(Plotting code records)
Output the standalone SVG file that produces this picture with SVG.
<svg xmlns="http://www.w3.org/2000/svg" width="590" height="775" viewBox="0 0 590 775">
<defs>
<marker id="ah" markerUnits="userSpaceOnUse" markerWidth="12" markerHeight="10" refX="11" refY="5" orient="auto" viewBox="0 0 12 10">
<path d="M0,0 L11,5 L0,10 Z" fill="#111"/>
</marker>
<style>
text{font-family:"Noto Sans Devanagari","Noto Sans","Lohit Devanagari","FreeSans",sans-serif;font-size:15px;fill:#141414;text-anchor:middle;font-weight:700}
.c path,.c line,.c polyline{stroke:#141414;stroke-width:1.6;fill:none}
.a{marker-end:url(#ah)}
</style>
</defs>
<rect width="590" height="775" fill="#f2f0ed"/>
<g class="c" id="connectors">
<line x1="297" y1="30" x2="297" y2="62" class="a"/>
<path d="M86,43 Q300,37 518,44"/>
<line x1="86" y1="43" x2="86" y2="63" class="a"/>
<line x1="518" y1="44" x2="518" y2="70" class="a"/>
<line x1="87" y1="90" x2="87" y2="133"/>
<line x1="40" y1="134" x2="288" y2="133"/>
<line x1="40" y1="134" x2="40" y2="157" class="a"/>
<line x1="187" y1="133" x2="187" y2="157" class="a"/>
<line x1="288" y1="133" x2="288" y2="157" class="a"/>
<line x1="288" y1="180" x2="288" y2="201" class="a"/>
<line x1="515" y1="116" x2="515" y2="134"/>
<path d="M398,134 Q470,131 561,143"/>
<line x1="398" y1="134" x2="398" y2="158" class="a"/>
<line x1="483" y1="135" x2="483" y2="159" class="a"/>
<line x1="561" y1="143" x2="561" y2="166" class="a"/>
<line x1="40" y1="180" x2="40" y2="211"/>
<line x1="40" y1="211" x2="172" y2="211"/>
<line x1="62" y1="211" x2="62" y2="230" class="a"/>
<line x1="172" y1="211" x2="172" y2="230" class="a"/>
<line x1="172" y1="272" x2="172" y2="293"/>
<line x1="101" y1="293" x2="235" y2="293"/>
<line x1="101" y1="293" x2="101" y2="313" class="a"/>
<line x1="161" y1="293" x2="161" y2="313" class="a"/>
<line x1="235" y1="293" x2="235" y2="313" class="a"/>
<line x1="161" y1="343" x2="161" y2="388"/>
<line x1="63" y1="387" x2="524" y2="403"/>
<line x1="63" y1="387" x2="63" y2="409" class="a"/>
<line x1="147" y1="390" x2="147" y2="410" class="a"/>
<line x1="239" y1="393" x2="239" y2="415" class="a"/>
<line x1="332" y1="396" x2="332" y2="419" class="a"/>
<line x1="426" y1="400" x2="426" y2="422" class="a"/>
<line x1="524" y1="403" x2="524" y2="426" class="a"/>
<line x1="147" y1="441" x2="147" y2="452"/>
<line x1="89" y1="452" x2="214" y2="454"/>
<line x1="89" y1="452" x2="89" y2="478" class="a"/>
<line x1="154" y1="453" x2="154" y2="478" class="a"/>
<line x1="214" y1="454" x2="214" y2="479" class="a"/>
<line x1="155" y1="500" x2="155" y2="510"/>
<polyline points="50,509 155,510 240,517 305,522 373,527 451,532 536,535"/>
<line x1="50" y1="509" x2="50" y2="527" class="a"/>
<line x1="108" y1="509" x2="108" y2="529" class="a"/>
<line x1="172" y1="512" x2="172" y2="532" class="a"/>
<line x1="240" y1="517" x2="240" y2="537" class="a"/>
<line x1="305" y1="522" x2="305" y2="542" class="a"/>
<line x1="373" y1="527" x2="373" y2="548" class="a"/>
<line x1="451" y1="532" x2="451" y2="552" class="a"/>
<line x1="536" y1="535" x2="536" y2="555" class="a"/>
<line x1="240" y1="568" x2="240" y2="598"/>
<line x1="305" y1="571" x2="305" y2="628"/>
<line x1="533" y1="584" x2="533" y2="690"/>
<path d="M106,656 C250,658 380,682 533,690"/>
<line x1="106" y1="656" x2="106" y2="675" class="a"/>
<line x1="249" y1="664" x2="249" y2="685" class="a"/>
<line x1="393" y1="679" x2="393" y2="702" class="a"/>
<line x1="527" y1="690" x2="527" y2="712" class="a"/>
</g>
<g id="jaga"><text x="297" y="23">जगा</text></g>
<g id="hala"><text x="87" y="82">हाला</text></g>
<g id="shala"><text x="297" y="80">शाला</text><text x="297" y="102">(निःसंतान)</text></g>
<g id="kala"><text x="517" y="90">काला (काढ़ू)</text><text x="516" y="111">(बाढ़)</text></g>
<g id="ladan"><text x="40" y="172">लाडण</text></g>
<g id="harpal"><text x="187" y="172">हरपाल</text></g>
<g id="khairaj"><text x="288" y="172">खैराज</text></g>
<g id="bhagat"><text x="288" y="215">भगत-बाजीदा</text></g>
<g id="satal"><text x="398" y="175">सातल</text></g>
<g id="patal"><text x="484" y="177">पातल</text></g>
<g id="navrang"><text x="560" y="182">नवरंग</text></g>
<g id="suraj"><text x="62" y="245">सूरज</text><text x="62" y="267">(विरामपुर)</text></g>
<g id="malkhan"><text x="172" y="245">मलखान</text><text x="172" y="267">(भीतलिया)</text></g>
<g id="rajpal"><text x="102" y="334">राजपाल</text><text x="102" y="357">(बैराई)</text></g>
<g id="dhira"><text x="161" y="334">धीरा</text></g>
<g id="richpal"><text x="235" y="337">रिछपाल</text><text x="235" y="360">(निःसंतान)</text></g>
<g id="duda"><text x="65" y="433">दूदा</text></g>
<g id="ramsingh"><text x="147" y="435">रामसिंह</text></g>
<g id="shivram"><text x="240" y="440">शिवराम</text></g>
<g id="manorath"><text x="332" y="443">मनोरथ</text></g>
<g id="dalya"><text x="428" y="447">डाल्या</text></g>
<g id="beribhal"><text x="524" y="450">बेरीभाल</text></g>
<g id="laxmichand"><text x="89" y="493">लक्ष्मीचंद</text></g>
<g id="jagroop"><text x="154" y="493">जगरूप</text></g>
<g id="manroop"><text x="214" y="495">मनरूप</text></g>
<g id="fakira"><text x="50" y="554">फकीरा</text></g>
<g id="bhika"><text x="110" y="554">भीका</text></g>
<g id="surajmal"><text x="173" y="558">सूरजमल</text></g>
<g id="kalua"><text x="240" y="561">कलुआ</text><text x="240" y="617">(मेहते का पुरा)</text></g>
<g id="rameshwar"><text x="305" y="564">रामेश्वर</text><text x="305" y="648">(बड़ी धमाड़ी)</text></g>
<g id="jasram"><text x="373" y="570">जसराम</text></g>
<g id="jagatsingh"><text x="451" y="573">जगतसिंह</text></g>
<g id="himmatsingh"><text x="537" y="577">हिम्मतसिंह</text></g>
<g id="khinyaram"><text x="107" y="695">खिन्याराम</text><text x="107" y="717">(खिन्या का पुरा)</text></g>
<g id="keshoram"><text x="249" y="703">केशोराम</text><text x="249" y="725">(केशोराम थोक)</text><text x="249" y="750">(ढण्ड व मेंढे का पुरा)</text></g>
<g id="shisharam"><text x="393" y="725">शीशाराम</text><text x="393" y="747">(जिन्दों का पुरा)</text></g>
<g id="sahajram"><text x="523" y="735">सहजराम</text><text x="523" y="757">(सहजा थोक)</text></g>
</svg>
==
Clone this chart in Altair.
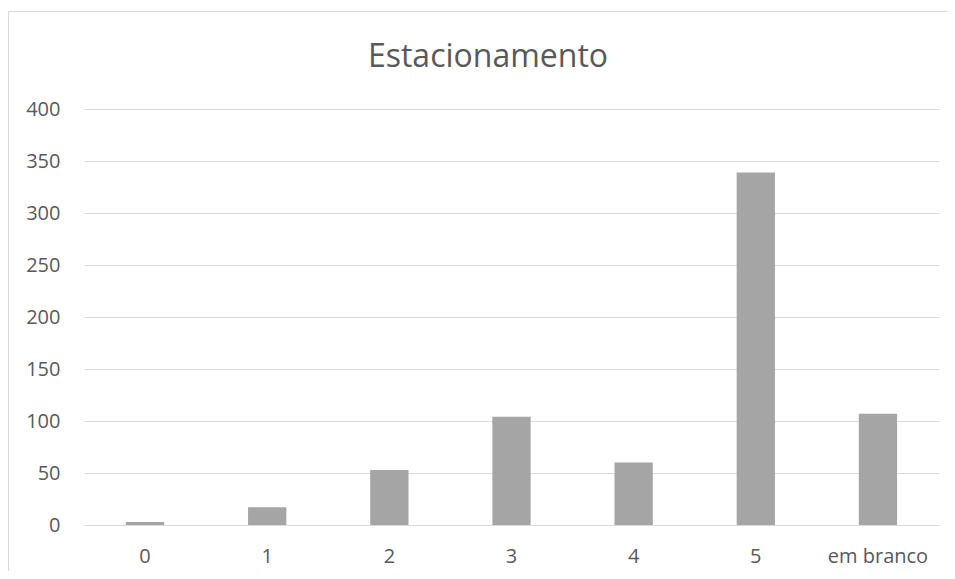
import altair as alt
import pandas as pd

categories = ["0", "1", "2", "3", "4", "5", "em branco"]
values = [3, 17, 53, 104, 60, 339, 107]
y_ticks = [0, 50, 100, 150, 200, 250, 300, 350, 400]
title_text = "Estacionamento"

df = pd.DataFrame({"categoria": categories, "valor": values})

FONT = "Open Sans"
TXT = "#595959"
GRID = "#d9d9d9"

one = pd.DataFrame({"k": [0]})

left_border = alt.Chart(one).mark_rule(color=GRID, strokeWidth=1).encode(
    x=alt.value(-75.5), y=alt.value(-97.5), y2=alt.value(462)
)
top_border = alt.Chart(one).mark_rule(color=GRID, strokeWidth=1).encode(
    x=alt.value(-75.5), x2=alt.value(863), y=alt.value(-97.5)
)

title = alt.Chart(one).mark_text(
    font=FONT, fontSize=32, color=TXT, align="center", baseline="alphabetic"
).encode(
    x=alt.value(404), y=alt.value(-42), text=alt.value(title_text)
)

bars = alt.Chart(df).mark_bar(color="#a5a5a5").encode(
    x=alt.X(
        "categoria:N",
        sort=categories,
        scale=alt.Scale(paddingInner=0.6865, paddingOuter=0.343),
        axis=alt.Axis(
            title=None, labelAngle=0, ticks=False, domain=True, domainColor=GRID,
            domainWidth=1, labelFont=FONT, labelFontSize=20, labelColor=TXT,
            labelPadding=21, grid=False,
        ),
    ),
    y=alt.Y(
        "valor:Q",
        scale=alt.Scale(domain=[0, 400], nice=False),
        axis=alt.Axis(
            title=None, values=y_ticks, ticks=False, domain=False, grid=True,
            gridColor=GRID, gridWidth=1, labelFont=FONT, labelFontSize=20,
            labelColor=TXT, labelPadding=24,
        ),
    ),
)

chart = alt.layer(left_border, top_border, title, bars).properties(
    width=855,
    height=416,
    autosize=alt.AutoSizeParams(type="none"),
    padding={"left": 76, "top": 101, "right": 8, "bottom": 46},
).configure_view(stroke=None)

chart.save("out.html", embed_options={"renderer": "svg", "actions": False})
...
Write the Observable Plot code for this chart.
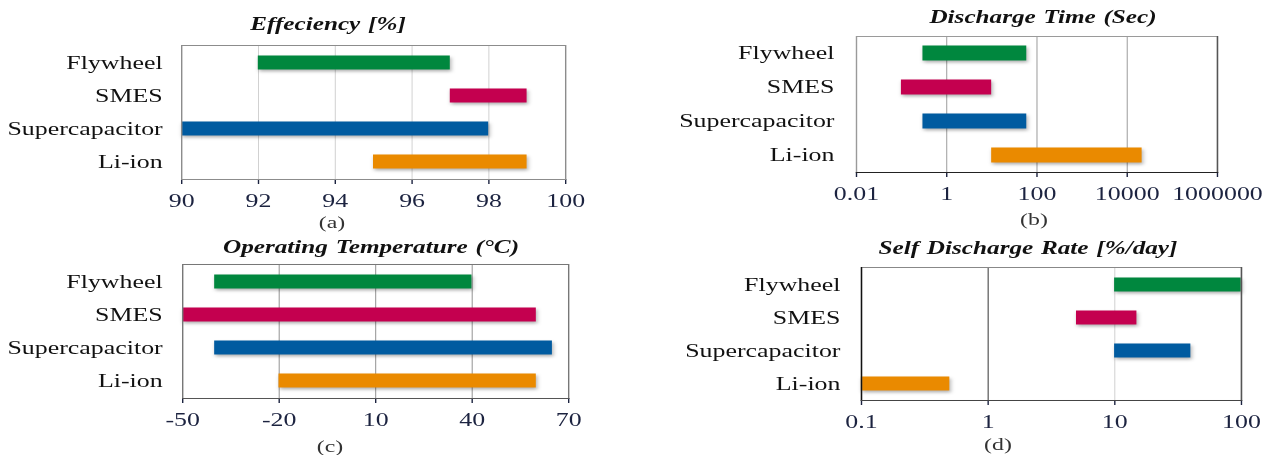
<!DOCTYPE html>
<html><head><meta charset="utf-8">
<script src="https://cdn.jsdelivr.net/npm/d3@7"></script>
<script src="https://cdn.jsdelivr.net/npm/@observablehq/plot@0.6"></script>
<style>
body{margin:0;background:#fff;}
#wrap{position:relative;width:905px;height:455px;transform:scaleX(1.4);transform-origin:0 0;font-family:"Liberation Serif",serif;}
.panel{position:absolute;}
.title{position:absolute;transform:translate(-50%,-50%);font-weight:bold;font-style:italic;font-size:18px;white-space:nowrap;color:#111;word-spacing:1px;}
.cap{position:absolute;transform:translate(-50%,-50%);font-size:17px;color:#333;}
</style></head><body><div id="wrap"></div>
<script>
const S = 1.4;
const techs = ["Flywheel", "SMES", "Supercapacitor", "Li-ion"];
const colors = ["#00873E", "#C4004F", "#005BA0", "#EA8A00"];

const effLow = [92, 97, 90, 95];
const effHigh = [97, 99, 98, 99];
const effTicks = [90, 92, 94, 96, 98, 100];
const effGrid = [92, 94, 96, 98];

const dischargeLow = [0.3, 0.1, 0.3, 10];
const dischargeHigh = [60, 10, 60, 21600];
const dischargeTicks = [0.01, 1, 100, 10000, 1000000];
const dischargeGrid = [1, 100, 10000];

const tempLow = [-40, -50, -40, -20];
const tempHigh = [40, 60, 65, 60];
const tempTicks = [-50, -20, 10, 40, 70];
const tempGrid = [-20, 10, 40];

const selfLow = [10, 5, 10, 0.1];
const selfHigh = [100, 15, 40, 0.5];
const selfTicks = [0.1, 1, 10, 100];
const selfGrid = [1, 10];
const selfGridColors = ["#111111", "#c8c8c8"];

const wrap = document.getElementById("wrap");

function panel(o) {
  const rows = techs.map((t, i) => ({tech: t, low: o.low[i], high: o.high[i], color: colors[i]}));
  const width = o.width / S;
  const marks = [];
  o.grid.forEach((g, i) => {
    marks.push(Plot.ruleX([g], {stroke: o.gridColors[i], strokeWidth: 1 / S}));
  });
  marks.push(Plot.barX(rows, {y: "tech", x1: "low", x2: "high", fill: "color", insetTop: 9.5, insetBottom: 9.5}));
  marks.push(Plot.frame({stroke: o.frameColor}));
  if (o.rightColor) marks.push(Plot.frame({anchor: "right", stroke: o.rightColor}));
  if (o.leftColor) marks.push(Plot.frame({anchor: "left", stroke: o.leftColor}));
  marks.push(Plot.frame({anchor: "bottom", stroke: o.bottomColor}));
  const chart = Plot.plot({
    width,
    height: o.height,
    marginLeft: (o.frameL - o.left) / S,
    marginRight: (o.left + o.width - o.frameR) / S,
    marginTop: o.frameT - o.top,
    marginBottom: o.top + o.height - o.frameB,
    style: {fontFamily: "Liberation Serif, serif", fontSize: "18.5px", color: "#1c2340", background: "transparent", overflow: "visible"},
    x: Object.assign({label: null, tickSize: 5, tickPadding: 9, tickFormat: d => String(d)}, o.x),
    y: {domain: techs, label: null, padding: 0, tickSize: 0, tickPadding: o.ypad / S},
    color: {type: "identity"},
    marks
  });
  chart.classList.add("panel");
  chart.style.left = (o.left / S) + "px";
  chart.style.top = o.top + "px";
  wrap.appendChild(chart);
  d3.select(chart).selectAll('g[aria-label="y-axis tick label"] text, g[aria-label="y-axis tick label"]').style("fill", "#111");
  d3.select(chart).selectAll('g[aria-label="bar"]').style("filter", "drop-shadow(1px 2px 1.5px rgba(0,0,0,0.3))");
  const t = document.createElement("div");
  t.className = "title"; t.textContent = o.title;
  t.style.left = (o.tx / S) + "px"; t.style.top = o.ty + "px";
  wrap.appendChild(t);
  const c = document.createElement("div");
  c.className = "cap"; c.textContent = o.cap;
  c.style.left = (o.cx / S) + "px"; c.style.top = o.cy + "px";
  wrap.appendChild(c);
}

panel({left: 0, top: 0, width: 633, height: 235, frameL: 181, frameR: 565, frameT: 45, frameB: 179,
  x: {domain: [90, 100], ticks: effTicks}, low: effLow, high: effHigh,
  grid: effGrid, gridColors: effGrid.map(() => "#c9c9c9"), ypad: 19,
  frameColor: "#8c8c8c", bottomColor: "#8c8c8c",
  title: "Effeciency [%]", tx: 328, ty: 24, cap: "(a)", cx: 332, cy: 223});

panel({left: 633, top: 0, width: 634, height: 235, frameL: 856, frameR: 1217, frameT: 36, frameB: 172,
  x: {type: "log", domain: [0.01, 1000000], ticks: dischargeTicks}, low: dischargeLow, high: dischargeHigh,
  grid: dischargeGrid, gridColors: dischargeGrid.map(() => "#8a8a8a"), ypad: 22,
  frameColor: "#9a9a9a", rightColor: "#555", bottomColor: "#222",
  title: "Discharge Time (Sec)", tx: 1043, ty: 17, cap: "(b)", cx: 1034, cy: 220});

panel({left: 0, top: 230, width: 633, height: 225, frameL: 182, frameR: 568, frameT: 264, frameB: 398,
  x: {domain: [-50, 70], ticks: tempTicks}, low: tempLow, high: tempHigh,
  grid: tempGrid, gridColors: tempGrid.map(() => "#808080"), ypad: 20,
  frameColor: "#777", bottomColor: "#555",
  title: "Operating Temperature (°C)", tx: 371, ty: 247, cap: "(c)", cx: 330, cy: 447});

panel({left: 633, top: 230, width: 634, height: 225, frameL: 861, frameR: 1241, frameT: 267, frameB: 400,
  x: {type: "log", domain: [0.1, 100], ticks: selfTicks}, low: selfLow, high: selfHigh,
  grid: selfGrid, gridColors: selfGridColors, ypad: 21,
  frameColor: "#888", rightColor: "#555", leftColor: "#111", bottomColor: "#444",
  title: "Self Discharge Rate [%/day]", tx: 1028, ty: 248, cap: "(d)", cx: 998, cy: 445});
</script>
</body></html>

▶ EXERCISE REQUIREMENTS
Identify all lines where the word "this" shows up. Copy them.

▶ FINAL RESULT
Output the standalone SVG file that produces this picture with SVG.
Clone this chart in Altair.
Write the Observable Plot code for this chart.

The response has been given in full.